§ WHAT IS NEEDED
Copy out lines with the word "this" from the material that follows.

::: ENTRIES SUPPLIED

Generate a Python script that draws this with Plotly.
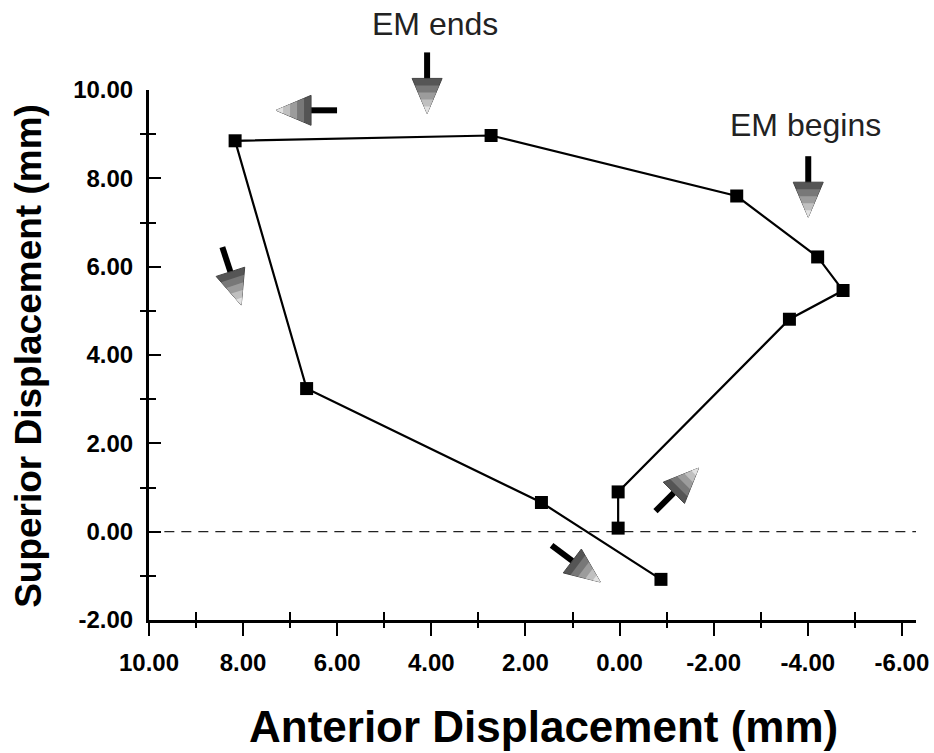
import math
import plotly.graph_objects as go

# ---- data ----
anterior = [0.03, 0.03, -3.61, -4.75, -4.21, -2.49, 2.73, 8.17, 6.65, 1.66, -0.88]
superior = [0.08, 0.90, 4.81, 5.46, 6.22, 7.60, 8.97, 8.85, 3.24, 0.66, -1.08]

x_ticks = [10, 8, 6, 4, 2, 0, -2, -4, -6]
x_tick_text = ["10.00", "8.00", "6.00", "4.00", "2.00", "0.00", "-2.00", "-4.00", "-6.00"]
y_ticks = [-2, 0, 2, 4, 6, 8, 10]
y_tick_text = ["-2.00", "0.00", "2.00", "4.00", "6.00", "8.00", "10.00"]
x_minor = [9, 7, 5, 3, 1, -1, -3, -5]
y_minor = [-1, 1, 3, 5, 7, 9]

X_RANGE = [10, -6.3]
Y_RANGE = [-2, 10]

# direction arrows: tip position (data units) and screen angle (deg, clockwise from +x)
arrow_tip_x = [4.09, -4.01, 7.30, 8.04, 0.41, -1.68]
arrow_tip_y = [9.47, 7.12, 9.54, 5.13, -1.14, 1.44]
arrow_angle = [90, 90, 180, 72, 37, -45]

labels = ["EM ends", "EM begins"]
label_x = [3.92, -3.95]
label_y = [11.5, 9.2]

FONT = "Liberation Sans, Arial, Helvetica, sans-serif"


def to_paper_x(v):
    return (v - X_RANGE[0]) / (X_RANGE[1] - X_RANGE[0])


def to_paper_y(v):
    return (v - Y_RANGE[0]) / (Y_RANGE[1] - Y_RANGE[0])


fig = go.Figure()

fig.add_trace(go.Scatter(
    x=anterior, y=superior, mode="lines+markers",
    line=dict(color="black", width=2.2),
    marker=dict(symbol="square", size=13, color="black"),
    showlegend=False, hoverinfo="skip",
))
# helper traces for overlay axes (minor ticks crossing the axis lines)
fig.add_trace(go.Scatter(x=[None], y=[None], xaxis="x2", yaxis="y", showlegend=False))
fig.add_trace(go.Scatter(x=[None], y=[None], xaxis="x", yaxis="y2", showlegend=False))

shapes = []
# dashed zero line
shapes.append(dict(type="line", xref="paper", yref="y", x0=0.02, x1=1.0, y0=0, y1=0,
                   line=dict(color="#222", width=1.3, dash="10px,7px"), layer="below"))

HEAD_L, HEAD_W, STEM_L = 35, 15, 26
band_scales = [1.0, 0.8, 0.6, 0.4, 0.2]
band_colors = ["#555555", "#787878", "#9c9c9c", "#c0c0c0", "#e2e2e2"]
for tx, ty, ang in zip(arrow_tip_x, arrow_tip_y, arrow_angle):
    ax_p, ay_p = to_paper_x(tx), to_paper_y(ty)
    a = math.radians(ang)
    dx, dy = math.cos(a), -math.sin(a)  # screen (y down) -> shape pixel (y up)
    px, py = -dy, dx
    bx, by = -HEAD_L * dx, -HEAD_L * dy
    sx, sy = bx - STEM_L * dx, by - STEM_L * dy
    shapes.append(dict(type="path", xref="paper", yref="paper",
                       xsizemode="pixel", ysizemode="pixel",
                       xanchor=ax_p, yanchor=ay_p,
                       path=f"M{sx:.1f},{sy:.1f} L{bx + 3*dx:.1f},{by + 3*dy:.1f}",
                       line=dict(color="black", width=6)))
    for s, c in zip(band_scales, band_colors):
        L, W = HEAD_L * s, HEAD_W * s
        cx, cy = -L * dx, -L * dy
        p1 = (cx + W * px, cy + W * py)
        p2 = (cx - W * px, cy - W * py)
        shapes.append(dict(type="path", xref="paper", yref="paper",
                           xsizemode="pixel", ysizemode="pixel",
                           xanchor=ax_p, yanchor=ay_p,
                           path=f"M0,0 L{p1[0]:.1f},{p1[1]:.1f} L{p2[0]:.1f},{p2[1]:.1f} Z",
                           fillcolor=c,
                           line=dict(color="#444" if s == 1.0 else c,
                                     width=1 if s == 1.0 else 0)))

annotations = []
for t, lx, ly in zip(labels, label_x, label_y):
    annotations.append(dict(text=t, x=to_paper_x(lx), y=to_paper_y(ly),
                            xref="paper", yref="paper", showarrow=False,
                            font=dict(family=FONT, size=32, color="#222"),
                            xanchor="center", yanchor="middle"))
annotations.append(dict(text="<b>Anterior Displacement (mm)</b>", x=0.514, y=-0.2,
                        xref="paper", yref="paper", showarrow=False,
                        font=dict(family=FONT, size=44, color="black"),
                        xanchor="center", yanchor="middle"))
annotations.append(dict(text="<b>Superior Displacement (mm)</b>", x=-0.158, y=0.498,
                        xref="paper", yref="paper", showarrow=False, textangle=-90,
                        font=dict(family=FONT, size=37, color="black"),
                        xanchor="center", yanchor="middle"))

tickfont = dict(family=FONT, size=24, color="black", weight="bold")

fig.update_layout(
    width=934, height=753, autosize=False,
    margin=dict(l=149, r=18, t=90, b=133, autoexpand=False),
    paper_bgcolor="white", plot_bgcolor="white",
    showlegend=False,
    xaxis=dict(range=X_RANGE, tickvals=x_ticks, ticktext=x_tick_text,
               ticks="outside", ticklen=13, tickwidth=2, tickcolor="black",
               showline=True, linewidth=3, linecolor="black",
               showgrid=False, zeroline=False, tickfont=tickfont,
               ticklabelstandoff=6, automargin=False,
               minor=dict(tickvals=x_minor, ticks="inside", ticklen=8,
                          tickwidth=2, tickcolor="black", showgrid=False),
               anchor="y"),
    xaxis2=dict(range=X_RANGE, overlaying="x", anchor="y", side="bottom",
                tickvals=x_minor, ticks="outside", ticklen=7, tickwidth=2,
                tickcolor="black", showticklabels=False, showline=False,
                showgrid=False, zeroline=False, automargin=False),
    yaxis=dict(range=Y_RANGE, tickvals=y_ticks, ticktext=y_tick_text,
               ticks="inside", ticklen=12, tickwidth=2, tickcolor="black",
               showline=True, linewidth=3, linecolor="black",
               showgrid=False, zeroline=False, tickfont=tickfont,
               ticklabelstandoff=8, automargin=False,
               minor=dict(tickvals=y_minor, ticks="inside", ticklen=7,
                          tickwidth=2, tickcolor="black", showgrid=False),
               anchor="x"),
    yaxis2=dict(range=Y_RANGE, overlaying="y", anchor="x", side="left",
                tickvals=y_minor, ticks="outside", ticklen=8, tickwidth=2,
                tickcolor="black", showticklabels=False, showline=False,
                showgrid=False, zeroline=False, automargin=False),
    shapes=shapes,
    annotations=annotations,
)

fig.write_html(
    "out.html",
    config={"responsive": False, "displayModeBar": False},
    post_script="document.body.style.margin='0';document.body.style.overflow='hidden';",
)
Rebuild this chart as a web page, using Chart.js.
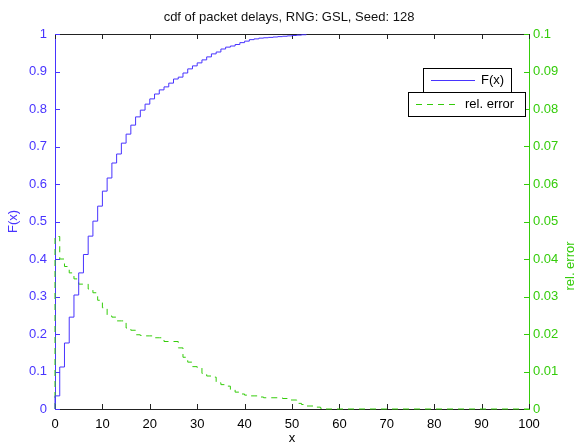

::::::

§ ANSWER
Generate a Python script that draws this with Plotly.
Rebuild this chart as a web page, using Chart.js.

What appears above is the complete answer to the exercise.